*Data shown:*
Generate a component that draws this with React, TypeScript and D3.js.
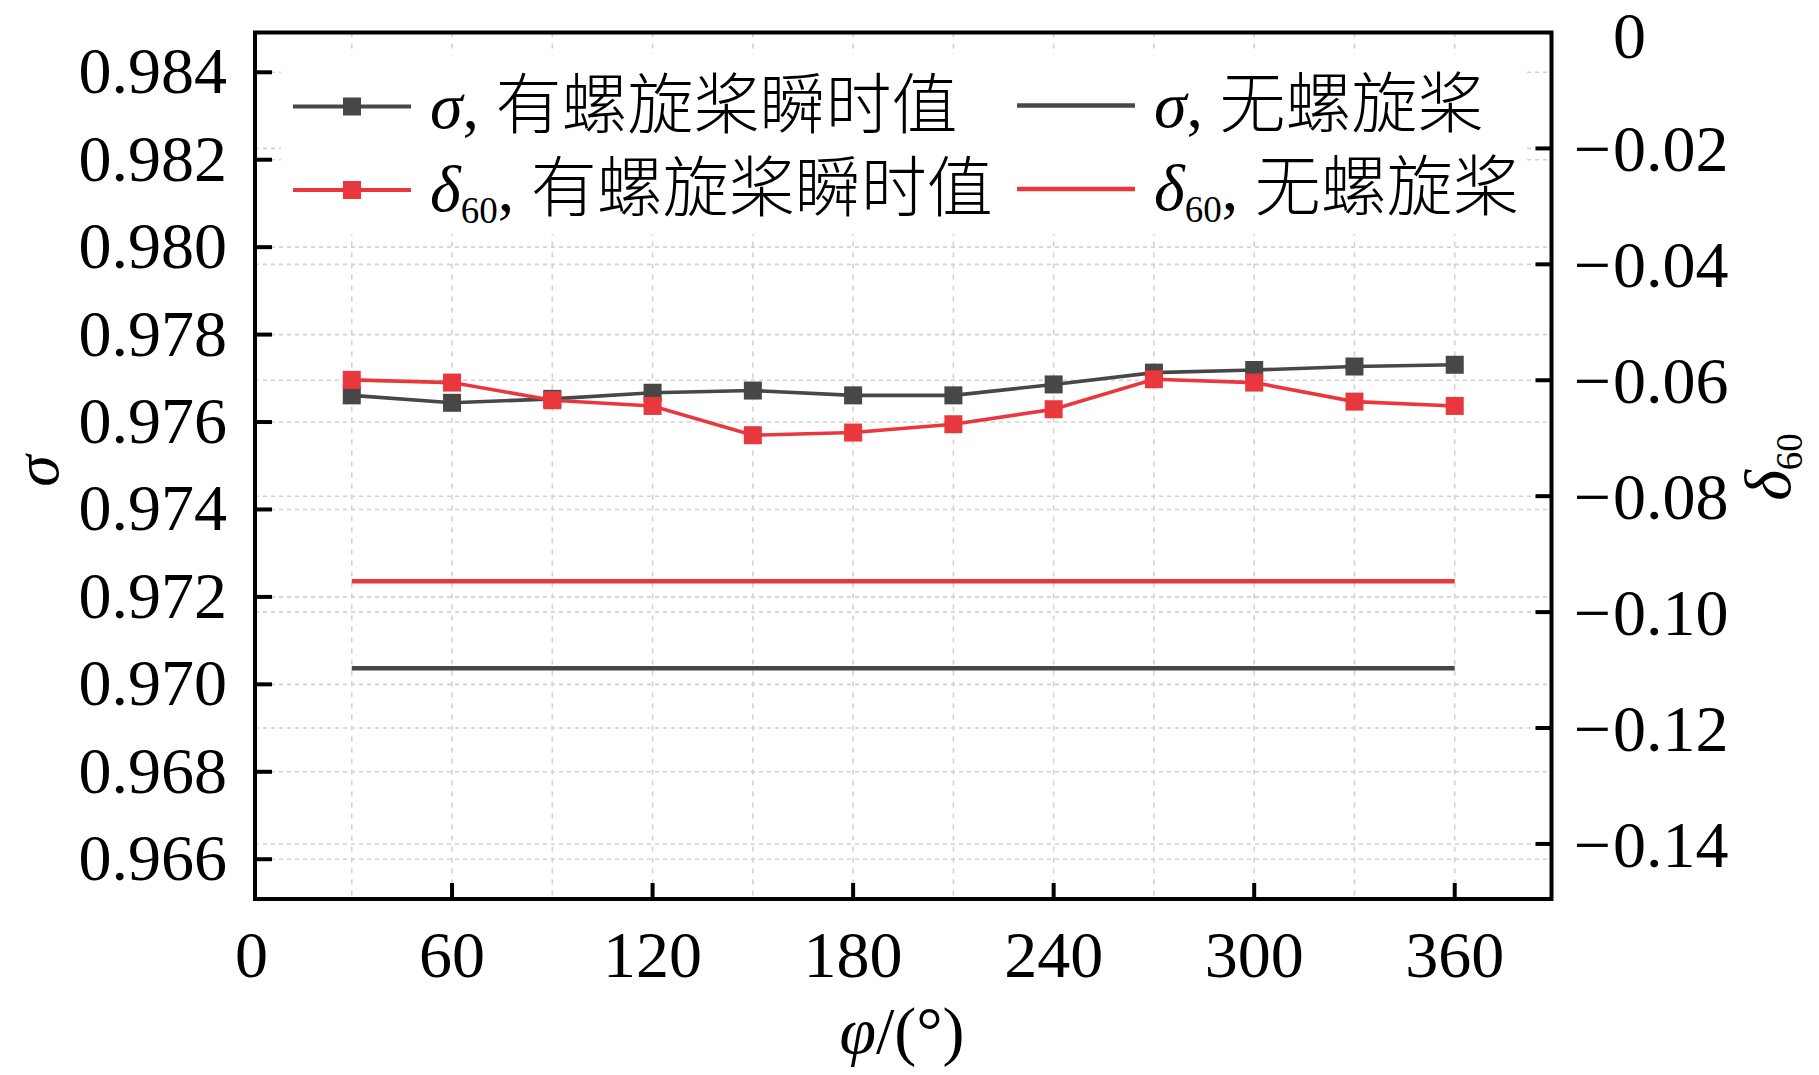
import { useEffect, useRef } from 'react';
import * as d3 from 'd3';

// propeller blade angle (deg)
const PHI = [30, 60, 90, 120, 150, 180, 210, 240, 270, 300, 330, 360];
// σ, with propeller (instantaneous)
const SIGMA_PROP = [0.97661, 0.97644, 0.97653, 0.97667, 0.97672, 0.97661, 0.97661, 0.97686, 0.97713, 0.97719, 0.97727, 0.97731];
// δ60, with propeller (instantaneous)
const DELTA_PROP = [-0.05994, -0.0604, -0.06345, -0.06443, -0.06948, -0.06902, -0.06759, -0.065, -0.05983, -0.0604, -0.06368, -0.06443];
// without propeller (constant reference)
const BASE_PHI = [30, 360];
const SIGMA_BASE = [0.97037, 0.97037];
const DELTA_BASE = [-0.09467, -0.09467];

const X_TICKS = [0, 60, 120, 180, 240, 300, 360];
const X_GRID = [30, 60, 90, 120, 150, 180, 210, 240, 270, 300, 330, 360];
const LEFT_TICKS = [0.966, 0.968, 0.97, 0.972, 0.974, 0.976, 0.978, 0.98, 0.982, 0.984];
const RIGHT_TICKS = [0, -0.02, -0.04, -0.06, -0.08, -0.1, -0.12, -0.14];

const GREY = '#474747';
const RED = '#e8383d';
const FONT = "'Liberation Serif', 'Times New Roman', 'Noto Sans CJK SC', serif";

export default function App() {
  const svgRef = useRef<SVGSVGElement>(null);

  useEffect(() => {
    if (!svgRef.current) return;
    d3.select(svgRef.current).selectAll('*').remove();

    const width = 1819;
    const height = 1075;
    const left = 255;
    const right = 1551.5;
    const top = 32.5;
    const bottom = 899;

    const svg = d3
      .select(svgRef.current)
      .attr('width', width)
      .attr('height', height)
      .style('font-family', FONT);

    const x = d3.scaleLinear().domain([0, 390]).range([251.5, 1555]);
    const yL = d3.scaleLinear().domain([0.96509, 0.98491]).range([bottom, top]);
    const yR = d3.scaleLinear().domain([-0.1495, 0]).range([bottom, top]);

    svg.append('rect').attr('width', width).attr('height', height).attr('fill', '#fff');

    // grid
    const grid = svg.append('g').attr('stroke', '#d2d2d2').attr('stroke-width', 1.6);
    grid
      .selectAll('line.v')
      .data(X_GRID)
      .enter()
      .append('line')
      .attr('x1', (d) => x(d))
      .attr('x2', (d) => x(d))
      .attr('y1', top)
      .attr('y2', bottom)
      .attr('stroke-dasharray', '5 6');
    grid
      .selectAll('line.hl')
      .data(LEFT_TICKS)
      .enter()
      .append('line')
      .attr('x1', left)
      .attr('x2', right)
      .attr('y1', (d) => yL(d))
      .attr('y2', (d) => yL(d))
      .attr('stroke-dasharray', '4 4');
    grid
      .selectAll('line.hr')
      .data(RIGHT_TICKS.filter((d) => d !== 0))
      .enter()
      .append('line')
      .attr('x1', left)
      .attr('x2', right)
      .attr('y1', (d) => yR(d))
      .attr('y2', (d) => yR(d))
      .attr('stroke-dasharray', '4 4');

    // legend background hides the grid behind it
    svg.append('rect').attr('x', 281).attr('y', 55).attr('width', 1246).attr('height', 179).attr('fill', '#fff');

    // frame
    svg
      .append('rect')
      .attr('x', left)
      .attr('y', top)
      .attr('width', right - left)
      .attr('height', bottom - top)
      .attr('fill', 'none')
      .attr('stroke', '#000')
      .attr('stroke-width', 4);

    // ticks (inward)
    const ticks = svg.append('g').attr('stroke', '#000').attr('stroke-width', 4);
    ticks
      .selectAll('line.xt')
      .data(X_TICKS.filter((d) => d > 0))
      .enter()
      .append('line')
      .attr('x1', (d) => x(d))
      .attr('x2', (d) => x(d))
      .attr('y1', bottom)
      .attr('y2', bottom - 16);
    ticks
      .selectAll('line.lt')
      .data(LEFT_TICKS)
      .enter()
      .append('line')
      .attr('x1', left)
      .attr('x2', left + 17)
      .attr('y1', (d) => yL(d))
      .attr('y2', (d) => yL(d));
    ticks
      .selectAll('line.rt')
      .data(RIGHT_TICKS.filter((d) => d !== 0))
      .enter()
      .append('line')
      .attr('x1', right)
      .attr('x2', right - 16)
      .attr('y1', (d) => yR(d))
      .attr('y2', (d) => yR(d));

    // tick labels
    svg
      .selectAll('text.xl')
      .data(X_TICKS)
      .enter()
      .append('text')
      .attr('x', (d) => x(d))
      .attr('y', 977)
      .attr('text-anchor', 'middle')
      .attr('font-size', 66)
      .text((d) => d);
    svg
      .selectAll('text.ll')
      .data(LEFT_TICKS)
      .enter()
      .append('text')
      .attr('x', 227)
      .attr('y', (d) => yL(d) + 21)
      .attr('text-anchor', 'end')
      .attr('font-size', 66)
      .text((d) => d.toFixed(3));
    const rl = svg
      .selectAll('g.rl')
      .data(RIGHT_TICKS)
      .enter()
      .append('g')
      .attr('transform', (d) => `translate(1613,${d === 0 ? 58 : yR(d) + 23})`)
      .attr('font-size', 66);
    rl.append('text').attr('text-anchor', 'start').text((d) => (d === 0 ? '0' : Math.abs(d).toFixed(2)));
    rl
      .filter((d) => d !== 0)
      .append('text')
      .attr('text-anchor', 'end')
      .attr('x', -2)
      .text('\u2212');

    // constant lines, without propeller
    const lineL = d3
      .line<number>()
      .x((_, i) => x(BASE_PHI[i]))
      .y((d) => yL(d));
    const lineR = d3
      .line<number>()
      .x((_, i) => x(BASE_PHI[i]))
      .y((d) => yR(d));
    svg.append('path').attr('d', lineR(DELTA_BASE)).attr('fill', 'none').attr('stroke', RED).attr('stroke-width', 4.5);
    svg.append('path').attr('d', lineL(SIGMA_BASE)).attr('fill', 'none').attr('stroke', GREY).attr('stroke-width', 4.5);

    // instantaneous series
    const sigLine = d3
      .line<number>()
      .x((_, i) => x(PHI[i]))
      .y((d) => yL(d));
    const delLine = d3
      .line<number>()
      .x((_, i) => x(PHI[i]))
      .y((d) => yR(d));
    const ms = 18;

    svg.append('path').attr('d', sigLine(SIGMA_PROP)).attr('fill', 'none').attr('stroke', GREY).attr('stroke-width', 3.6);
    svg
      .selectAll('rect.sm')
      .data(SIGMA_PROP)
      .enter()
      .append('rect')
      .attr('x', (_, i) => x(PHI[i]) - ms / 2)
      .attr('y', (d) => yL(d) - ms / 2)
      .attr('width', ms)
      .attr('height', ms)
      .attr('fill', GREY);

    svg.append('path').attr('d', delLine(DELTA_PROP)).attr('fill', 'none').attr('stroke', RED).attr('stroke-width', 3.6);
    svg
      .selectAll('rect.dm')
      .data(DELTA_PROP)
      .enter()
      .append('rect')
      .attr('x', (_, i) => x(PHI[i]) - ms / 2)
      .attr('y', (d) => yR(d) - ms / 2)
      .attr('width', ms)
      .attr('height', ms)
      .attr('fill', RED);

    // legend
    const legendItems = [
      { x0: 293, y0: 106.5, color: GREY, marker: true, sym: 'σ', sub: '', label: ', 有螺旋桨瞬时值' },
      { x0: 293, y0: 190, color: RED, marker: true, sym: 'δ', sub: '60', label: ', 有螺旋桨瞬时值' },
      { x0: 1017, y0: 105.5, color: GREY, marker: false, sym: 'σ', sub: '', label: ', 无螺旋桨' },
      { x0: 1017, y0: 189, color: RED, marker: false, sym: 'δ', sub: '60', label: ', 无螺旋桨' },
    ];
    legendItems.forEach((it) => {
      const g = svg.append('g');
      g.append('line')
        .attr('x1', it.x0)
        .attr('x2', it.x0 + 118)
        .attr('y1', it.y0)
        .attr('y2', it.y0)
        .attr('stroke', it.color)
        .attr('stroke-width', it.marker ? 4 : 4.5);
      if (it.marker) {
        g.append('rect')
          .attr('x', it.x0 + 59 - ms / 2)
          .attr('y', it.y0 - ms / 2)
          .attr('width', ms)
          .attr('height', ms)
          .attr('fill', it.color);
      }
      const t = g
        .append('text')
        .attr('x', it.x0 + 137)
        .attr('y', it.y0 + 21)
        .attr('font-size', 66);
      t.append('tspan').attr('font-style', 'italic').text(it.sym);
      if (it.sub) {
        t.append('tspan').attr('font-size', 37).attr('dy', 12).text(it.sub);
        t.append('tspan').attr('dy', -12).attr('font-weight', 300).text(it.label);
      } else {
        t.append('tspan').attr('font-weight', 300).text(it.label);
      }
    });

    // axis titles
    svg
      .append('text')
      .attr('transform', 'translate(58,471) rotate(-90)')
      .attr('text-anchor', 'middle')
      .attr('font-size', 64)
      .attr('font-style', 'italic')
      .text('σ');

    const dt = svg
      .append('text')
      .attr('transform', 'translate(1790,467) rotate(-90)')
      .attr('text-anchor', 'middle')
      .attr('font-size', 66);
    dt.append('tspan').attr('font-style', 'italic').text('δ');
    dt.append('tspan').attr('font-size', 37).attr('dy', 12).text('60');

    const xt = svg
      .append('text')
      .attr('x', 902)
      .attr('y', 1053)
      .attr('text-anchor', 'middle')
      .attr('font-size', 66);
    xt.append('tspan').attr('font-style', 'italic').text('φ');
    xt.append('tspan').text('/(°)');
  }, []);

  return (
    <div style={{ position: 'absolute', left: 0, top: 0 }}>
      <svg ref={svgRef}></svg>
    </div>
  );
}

*Given task:* From the first line above through the line containing "const DELTA_BASE = [-0.09467, -0.09467];", copy everything exactly, without the pictures.

*Response to the task:*
Generate a component that draws this with React, TypeScript and D3.js.
import { useEffect, useRef } from 'react';
import * as d3 from 'd3';

// propeller blade angle (deg)
const PHI = [30, 60, 90, 120, 150, 180, 210, 240, 270, 300, 330, 360];
// σ, with propeller (instantaneous)
const SIGMA_PROP = [0.97661, 0.97644, 0.97653, 0.97667, 0.97672, 0.97661, 0.97661, 0.97686, 0.97713, 0.97719, 0.97727, 0.97731];
// δ60, with propeller (instantaneous)
const DELTA_PROP = [-0.05994, -0.0604, -0.06345, -0.06443, -0.06948, -0.06902, -0.06759, -0.065, -0.05983, -0.0604, -0.06368, -0.06443];
// without propeller (constant reference)
const BASE_PHI = [30, 360];
const SIGMA_BASE = [0.97037, 0.97037];
const DELTA_BASE = [-0.09467, -0.09467];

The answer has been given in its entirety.